• RECORDS FOR THE TASK:
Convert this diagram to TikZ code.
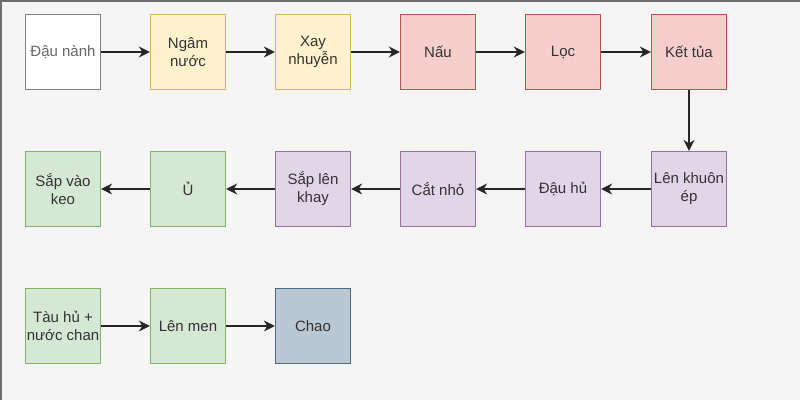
\documentclass[tikz,border=0pt]{standalone}
\usepackage{fontspec}
\setmainfont{Liberation Sans}
\usetikzlibrary{arrows.meta}
\definecolor{bg}{HTML}{F5F5F5}
\definecolor{frame}{HTML}{6E6E6E}
\definecolor{txt}{HTML}{333333}
\definecolor{graytxt}{HTML}{666666}
\definecolor{yfill}{HTML}{FFF2CC}\definecolor{ydraw}{HTML}{D6B656}
\definecolor{rfill}{HTML}{F8CECC}\definecolor{rdraw}{HTML}{B85450}
\definecolor{pfill}{HTML}{E1D5E7}\definecolor{pdraw}{HTML}{9673A6}
\definecolor{gfill}{HTML}{D5E8D4}\definecolor{gdraw}{HTML}{82B366}
\definecolor{bfill}{HTML}{BAC8D3}\definecolor{bdraw}{HTML}{4E6A85}
\definecolor{wdraw}{HTML}{808080}
\begin{document}
\begin{tikzpicture}[x=1pt,y=1pt,
  box/.style={draw, line width=1.25pt, minimum width=75pt, minimum height=75pt,
    inner sep=0pt, align=center, text=txt,
    font=\fontsize{15pt}{18pt}\selectfont},
  wbox/.style={box, draw=wdraw, fill=white, text=graytxt},
  ybox/.style={box, draw=ydraw, fill=yfill},
  rbox/.style={box, draw=rdraw, fill=rfill},
  pbox/.style={box, draw=pdraw, fill=pfill},
  gbox/.style={box, draw=gdraw, fill=gfill},
  bbox/.style={box, draw=bdraw, fill=bfill},
  flow/.style={draw=black!85, line width=1.5pt,
    -{Stealth[length=11pt,width=11pt,inset=3.5pt]}}]
\useasboundingbox (0,0) rectangle (800,400);
\fill[bg] (0,0) rectangle (800,400);
\draw[frame, line width=2.5pt] (1,0) -- (1,399) -- (800,399);
% row 1
\node[wbox] (a1) at (63,348) {Đậu nành};
\node[ybox] (a2) at (188,348) {Ngâm\\nước};
\node[ybox] (a3) at (313,348) {Xay\\nhuyễn};
\node[rbox] (a4) at (438,348) {Nấu};
\node[rbox] (a5) at (563,348) {Lọc};
\node[rbox] (a6) at (689,348) {Kết tủa};
% row 2
\node[pbox] (b6) at (689,211) {Lên khuôn\\ép};
\node[pbox] (b5) at (563,211) {Đậu hủ};
\node[pbox] (b4) at (438,211) {Cắt nhỏ};
\node[pbox] (b3) at (313,211) {Sắp lên\\khay};
\node[gbox] (b2) at (188,211) {Ủ};
\node[gbox] (b1) at (63,211) {Sắp vào\\keo};
% row 3
\node[gbox] (c1) at (63,74) {Tàu hủ +\\nước chan};
\node[gbox] (c2) at (188,74) {Lên men};
\node[bbox] (c3) at (313,74) {Chao};
% connectors
\draw[flow] (a1) -- (a2);
\draw[flow] (a2) -- (a3);
\draw[flow] (a3) -- (a4);
\draw[flow] (a4) -- (a5);
\draw[flow] (a5) -- (a6);
\draw[flow] (a6) -- (b6);
\draw[flow] (b6) -- (b5);
\draw[flow] (b5) -- (b4);
\draw[flow] (b4) -- (b3);
\draw[flow] (b3) -- (b2);
\draw[flow] (b2) -- (b1);
\draw[flow] (c1) -- (c2);
\draw[flow] (c2) -- (c3);
\end{tikzpicture}
\end{document}
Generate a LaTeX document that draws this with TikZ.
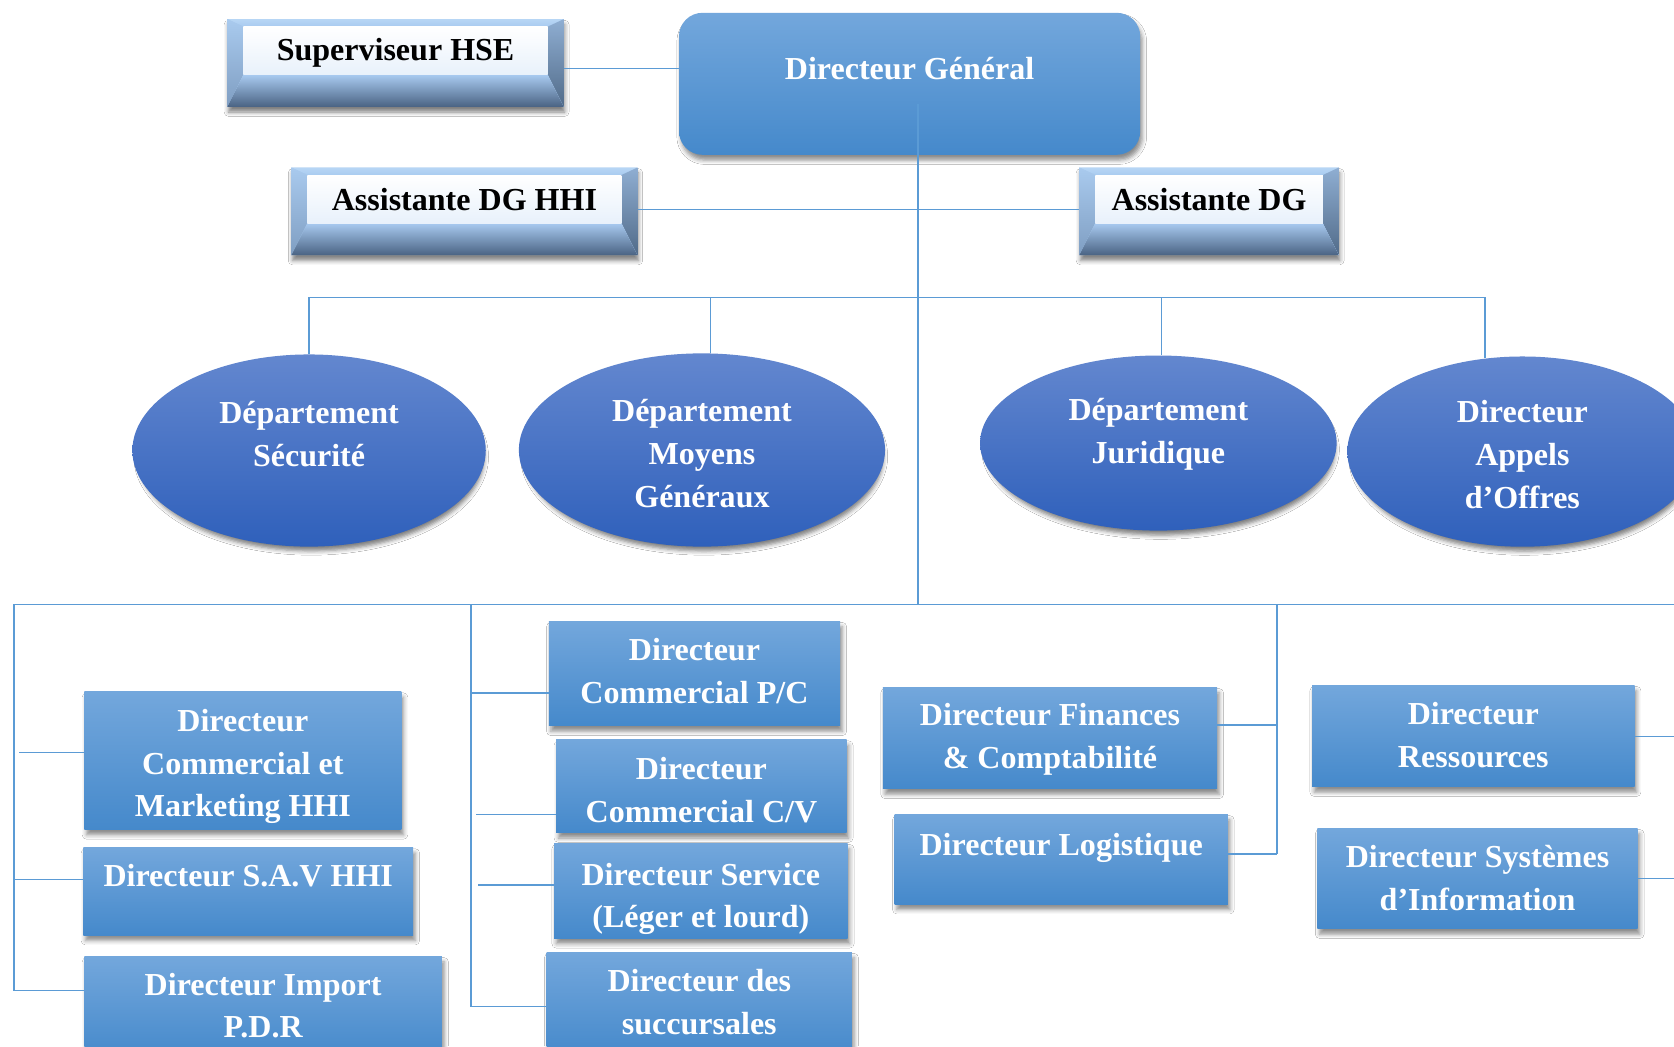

• DIRECTIONS:
List the lines that contain the word "this".

• SOLVED EXERCISE:
Convert this diagram to TikZ code.
Generate a LaTeX document that draws this with TikZ.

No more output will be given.